I also found out about this website from him, steemit. Where content creators earn money via upvotes.
https://steemit.com/@quickfingersluc


----------



## Skeletor (Dec 29, 2017)

You'd have better luck trading stocks thanks to Bitcoin's huge fees. GL


----------



## Null (Dec 29, 2017)

Skeealator said:


> You'd have better luck trading stocks thanks to Bitcoin's huge fees. GL


ya don't trade btc dum dum

or you do it within an exchange which doesn't actually traverse the network


----------



## unfathomable (Jan 3, 2018)




----------



## oldTireWater (Jan 5, 2018)

Charts tell you what you want to see. The "analytic" approach is an exercise in self deception, and "fundamentals" are meaningless in day trading. You can come up with countless filters and algorithms that produce great returns on a specific set of historical data, but PAST PERFORMANCE DOES NOT INDICATE FUTURE BEHAVIOR. The markets are not a puzzle which math will solve, they are neither random nor deterministic. There is no signal hidden in the noise, only hate. Transaction fees will bleed you.

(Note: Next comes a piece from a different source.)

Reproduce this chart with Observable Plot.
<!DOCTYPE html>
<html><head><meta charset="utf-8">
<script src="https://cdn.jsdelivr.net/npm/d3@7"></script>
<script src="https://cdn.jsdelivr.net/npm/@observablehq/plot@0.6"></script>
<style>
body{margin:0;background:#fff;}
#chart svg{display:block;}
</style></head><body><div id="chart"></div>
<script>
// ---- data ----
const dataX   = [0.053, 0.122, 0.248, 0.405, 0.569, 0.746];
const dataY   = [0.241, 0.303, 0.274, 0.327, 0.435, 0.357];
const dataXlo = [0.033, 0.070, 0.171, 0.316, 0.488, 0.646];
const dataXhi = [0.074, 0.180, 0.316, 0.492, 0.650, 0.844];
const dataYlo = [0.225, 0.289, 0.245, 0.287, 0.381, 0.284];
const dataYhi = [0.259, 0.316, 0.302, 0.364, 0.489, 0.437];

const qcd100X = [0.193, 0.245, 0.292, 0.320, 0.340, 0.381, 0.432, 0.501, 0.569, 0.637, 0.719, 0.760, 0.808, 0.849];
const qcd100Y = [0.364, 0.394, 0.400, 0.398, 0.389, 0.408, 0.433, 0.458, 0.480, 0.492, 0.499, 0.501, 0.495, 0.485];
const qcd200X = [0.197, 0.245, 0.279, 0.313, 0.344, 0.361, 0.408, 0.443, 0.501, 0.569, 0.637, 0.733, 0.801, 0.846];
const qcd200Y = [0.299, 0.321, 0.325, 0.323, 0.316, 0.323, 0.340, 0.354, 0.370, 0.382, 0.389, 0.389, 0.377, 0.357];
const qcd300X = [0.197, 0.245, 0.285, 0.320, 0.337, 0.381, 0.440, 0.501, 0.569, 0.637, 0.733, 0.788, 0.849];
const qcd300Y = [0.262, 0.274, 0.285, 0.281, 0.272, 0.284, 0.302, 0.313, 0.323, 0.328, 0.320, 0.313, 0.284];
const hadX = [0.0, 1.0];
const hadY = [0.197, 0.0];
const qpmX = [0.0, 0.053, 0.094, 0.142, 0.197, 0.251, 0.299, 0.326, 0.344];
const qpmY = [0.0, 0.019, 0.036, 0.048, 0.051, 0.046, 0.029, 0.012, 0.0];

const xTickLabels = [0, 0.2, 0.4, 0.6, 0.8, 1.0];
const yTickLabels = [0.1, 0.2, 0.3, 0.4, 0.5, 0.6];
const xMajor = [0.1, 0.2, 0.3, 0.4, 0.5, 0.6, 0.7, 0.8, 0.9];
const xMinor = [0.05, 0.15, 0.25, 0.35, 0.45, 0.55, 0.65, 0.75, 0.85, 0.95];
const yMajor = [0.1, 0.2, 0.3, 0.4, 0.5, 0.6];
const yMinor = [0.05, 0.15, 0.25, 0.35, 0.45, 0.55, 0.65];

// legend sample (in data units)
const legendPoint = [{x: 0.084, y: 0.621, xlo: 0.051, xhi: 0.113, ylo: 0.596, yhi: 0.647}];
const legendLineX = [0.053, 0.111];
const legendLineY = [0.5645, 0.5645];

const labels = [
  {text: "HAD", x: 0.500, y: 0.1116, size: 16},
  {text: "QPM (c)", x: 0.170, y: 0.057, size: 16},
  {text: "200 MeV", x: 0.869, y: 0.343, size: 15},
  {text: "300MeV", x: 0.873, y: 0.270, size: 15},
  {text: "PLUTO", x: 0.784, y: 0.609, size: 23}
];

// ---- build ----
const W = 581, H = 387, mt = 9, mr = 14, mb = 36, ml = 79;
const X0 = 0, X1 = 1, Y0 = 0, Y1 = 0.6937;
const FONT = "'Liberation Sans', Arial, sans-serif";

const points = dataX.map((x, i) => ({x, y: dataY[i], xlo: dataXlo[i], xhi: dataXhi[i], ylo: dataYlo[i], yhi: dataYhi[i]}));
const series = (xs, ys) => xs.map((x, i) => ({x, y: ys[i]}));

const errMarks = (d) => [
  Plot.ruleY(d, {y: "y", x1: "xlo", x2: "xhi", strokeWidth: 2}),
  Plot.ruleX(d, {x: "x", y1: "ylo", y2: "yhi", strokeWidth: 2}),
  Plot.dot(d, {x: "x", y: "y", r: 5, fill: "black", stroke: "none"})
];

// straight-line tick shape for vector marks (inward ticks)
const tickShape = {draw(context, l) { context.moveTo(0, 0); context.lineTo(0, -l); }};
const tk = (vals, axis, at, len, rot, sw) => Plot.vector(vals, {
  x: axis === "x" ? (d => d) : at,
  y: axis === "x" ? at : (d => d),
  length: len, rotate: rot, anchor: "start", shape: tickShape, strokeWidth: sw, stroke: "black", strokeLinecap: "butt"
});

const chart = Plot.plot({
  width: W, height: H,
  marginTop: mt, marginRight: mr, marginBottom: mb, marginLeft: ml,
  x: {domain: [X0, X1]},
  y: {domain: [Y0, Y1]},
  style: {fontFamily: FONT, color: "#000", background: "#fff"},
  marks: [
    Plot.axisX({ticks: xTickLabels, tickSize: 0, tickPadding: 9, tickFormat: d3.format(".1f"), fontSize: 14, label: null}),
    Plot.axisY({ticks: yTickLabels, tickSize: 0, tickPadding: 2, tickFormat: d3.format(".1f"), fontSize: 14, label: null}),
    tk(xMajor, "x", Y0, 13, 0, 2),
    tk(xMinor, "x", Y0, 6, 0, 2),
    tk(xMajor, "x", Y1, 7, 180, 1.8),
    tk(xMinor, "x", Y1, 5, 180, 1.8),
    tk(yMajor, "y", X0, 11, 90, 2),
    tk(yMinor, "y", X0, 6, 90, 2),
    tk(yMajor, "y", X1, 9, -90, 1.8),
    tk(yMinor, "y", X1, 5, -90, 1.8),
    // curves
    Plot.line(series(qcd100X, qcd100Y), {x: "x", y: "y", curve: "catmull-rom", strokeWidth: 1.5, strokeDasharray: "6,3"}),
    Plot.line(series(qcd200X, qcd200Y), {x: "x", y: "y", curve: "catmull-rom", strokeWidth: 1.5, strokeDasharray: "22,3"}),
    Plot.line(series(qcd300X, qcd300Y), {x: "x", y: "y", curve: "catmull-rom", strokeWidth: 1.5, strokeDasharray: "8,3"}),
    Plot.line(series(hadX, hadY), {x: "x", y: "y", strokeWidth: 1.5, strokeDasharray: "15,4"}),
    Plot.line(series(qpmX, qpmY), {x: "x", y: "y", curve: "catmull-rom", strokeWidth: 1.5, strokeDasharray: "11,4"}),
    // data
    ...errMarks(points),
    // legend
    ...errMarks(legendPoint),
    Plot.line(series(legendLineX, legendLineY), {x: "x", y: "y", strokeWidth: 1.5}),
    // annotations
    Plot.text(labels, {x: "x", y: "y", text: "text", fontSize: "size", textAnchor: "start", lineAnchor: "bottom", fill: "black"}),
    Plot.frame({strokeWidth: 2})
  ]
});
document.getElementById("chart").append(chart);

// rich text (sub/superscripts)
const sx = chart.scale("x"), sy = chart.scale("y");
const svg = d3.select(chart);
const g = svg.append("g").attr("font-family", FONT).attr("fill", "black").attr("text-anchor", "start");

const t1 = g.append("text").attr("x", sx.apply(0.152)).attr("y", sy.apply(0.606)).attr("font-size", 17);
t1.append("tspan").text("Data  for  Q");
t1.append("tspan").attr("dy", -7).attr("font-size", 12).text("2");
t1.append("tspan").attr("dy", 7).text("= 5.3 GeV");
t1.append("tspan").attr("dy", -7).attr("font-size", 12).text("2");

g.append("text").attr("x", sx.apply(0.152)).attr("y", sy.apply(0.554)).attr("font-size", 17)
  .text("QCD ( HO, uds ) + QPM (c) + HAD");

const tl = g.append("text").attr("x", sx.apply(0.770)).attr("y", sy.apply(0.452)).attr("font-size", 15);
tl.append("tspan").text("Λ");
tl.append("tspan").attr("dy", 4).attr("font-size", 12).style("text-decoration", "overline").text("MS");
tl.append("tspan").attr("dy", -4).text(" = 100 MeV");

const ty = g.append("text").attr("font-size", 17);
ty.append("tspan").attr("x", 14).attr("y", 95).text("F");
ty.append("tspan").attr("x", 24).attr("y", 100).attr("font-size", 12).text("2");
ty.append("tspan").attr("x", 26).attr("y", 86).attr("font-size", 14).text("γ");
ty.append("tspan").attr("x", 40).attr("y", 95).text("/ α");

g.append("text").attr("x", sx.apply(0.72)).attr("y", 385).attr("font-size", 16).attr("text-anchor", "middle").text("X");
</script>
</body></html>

You can make day trading work, but it takes a lot of time, money, discipline, and LUCK. The odds are not in your favor, literally.



Spoiler



I spent about a year working at it part-time. I followed an algorithmic approach based on a lot of back testing. In the end, after 7 figures worth of transactions, I had a net loss of roughly $500. I think I did pretty fucking good, but I didn't see a systematic way to do better. You're still betting against the house.



edit: If you want to make money, then write books about how to day trade.


----------



## AnOminous (Jan 6, 2018)

oldTireWater said:


> You can make day trading work, but it takes a lot of time, money, discipline, and LUCK. The odds are not in your favor, literally.

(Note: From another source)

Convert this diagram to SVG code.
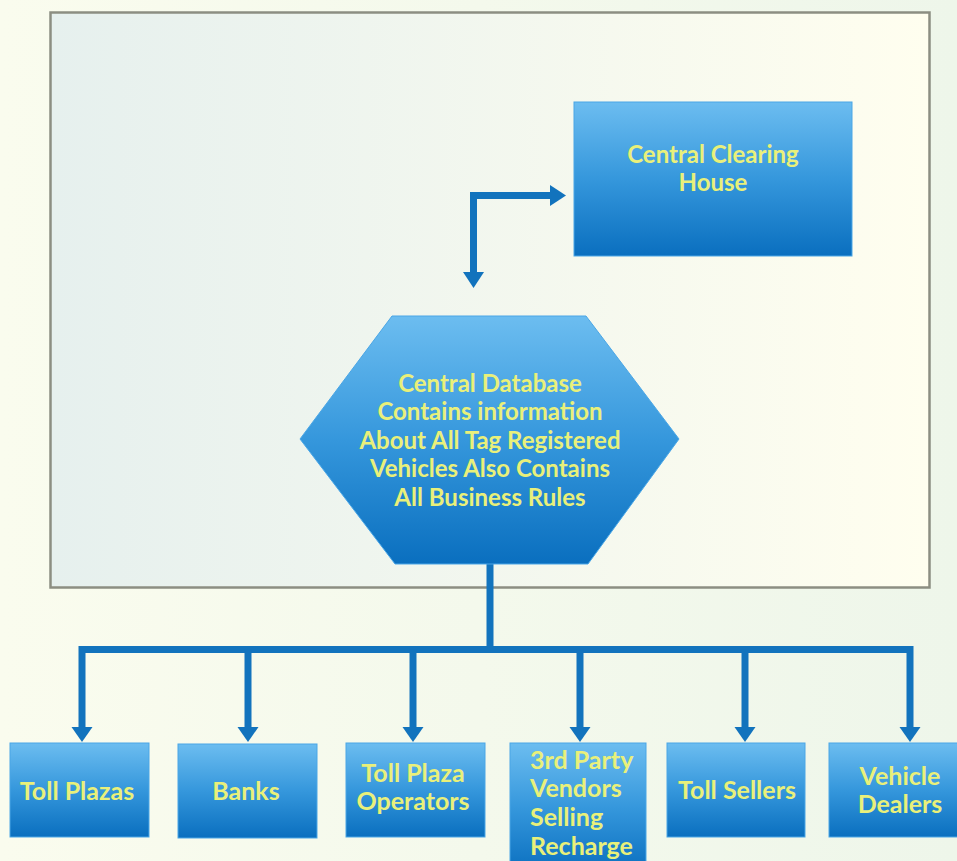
<svg xmlns="http://www.w3.org/2000/svg" width="957" height="861" viewBox="0 0 957 861">
<defs>
<linearGradient id="bg" x1="0" y1="0" x2="1" y2="0">
<stop offset="0" stop-color="#fafcee"/>
<stop offset="1" stop-color="#eef6ea"/>
</linearGradient>
<linearGradient id="frame" x1="0" y1="0" x2="1" y2="0">
<stop offset="0" stop-color="#e6f0ee"/>
<stop offset="1" stop-color="#fffeef"/>
</linearGradient>
<linearGradient id="blue" x1="0" y1="0" x2="0" y2="1">
<stop offset="0" stop-color="#6cbdf0"/>
<stop offset="0.5" stop-color="#3597dc"/>
<stop offset="1" stop-color="#0a6fbf"/>
</linearGradient>
<path id="ahd" d="M-10.5,-15 L10.5,-15 L0,0 Z"/>
</defs>
<style>
.node { fill: url(#blue); stroke: #4aa6e6; stroke-width: 1; }
.lbl { font-family: Lato, "Open Sans", sans-serif; font-weight: bold; fill: #e9f07a; font-size: 25px; text-anchor: middle; }
.hx { font-size: 24px; }
.conn { fill: none; stroke: #1273bd; stroke-width: 7; }
.head { fill: #1273bd; }
</style>
<rect x="0" y="0" width="957" height="861" fill="url(#bg)"/>
<rect x="50.5" y="12.5" width="879" height="575" fill="url(#frame)" stroke="#8c8e82" stroke-width="2.5"/>

<g id="connectors">
<path class="conn" d="M473.5,274 V195.5 H551"/>
<polygon class="head" points="550,185 566,195.5 550,206"/>
<polygon class="head" points="463,272 484,272 473.5,288"/>
<path class="conn" d="M490,564 V649.5"/>
<path class="conn" d="M82,729 V649.5 H910 V729"/>
<path class="conn" d="M248,649.5 V729"/>
<path class="conn" d="M413,649.5 V729"/>
<path class="conn" d="M580,649.5 V729"/>
<path class="conn" d="M745,649.5 V729"/>
<use href="#ahd" class="head" x="82" y="742"/>
<use href="#ahd" class="head" x="248" y="742"/>
<use href="#ahd" class="head" x="413" y="742"/>
<use href="#ahd" class="head" x="580" y="742"/>
<use href="#ahd" class="head" x="745" y="742"/>
<use href="#ahd" class="head" x="910" y="742"/>
</g>

<g id="clearing-house">
<rect class="node" x="574" y="102" width="278" height="154"/>
<text class="lbl hx" x="713" y="163">Central Clearing</text>
<text class="lbl hx" x="713" y="191">House</text>
</g>

<g id="central-database">
<polygon class="node" points="392,316 586,316 679,439 588,564 395,564 300,439"/>
<text class="lbl hx" x="490" y="392">Central Database</text>
<text class="lbl hx" x="490" y="420">Contains information</text>
<text class="lbl hx" x="490" y="449">About All Tag Registered</text>
<text class="lbl hx" x="490" y="477">Vehicles Also Contains</text>
<text class="lbl hx" x="490" y="506">All Business Rules</text>
</g>

<g id="toll-plazas">
<rect class="node" x="10" y="743" width="139" height="94"/>
<text class="lbl" x="77" y="800">Toll Plazas</text>
</g>
<g id="banks">
<rect class="node" x="178" y="744" width="139" height="94"/>
<text class="lbl" x="246" y="800">Banks</text>
</g>
<g id="toll-plaza-operators">
<rect class="node" x="346" y="743" width="139" height="94"/>
<text class="lbl" x="413" y="782">Toll Plaza</text>
<text class="lbl" x="413" y="810">Operators</text>
</g>
<g id="third-party-vendors">
<rect class="node" x="510" y="743" width="136" height="130"/>
<text class="lbl" x="530" y="769" style="text-anchor:start">3rd Party</text>
<text class="lbl" x="530" y="797" style="text-anchor:start">Vendors</text>
<text class="lbl" x="530" y="826" style="text-anchor:start">Selling</text>
<text class="lbl" x="530" y="855" style="text-anchor:start">Recharge</text>
</g>
<g id="toll-sellers">
<rect class="node" x="667" y="743" width="138" height="94"/>
<text class="lbl" x="737" y="799">Toll Sellers</text>
</g>
<g id="vehicle-dealers">
<rect class="node" x="829" y="743" width="140" height="94"/>
<text class="lbl" x="900" y="785">Vehicle</text>
<text class="lbl" x="900" y="813">Dealers</text>
</g>
</svg>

The rake taken by the exchanges makes it almost always unprofitable except to the genuine wizards.  Also, the exchanges are often not terribly honest and somehow, seem to stop working suspiciously during periods when it is conveniently likely delaying transactions would benefit the exchange.


----------



## lindsayfan (Jan 6, 2018)

Daytrading really is a losing game compared to the wealth available if you just buy a good coin and hold it. I know it's been said before, but it bears near-endless repeating.

Daytrading might be your best hope if you have severe capital limitations (no money to put into crypto) and need to build a stack... but for anyone else it's foolhardy. Still, motherfuckers gotta learn the hard way. I sure did.

That said, when Bittrex announced they were delisting MTL last night I made a nice little profit buying the panic that ensued on Bittrex and then transferring to more obscure, lower-volume exchanges where there were standing MTL buy orders. I'd never actually arbitraged before. Not in a hurry to try it again, but it was fun.


----------



## AnOminous (Jan 6, 2018)

lindsayfan said:


> Daytrading might be your best hope if you have severe capital limitations (no money to put into crypto) and need to build a stack... but for anyone else it's foolhardy. Still, motherfuckers gotta learn the hard way. I sure did.



I think it's even worse then.  Transaction fees are based on the size in bytes of the transaction, because of the limited space in each new block, so the smaller your transactions, the higher a percentage you're paying just on transaction fees.  And with daytrading, you're not just paying fees once or twice, you're paying them repeatedly, sometimes on a nearly hourly basis.  

And that's not counting the exchange's fees, whatever those are.  Or the unethical practice of some exchanges of just delaying transactions when it's in their advantage.


----------



## CrunkLord420 (Jan 7, 2018)

Pro-strat: Flip a coin and go 100x leverage position. BitMEX will pay you "fees" (it's called a rebate when you get paid) to place maker orders.


----------



## Null (Jan 16, 2018)

the boards are wallpapered with pink wojaks today


----------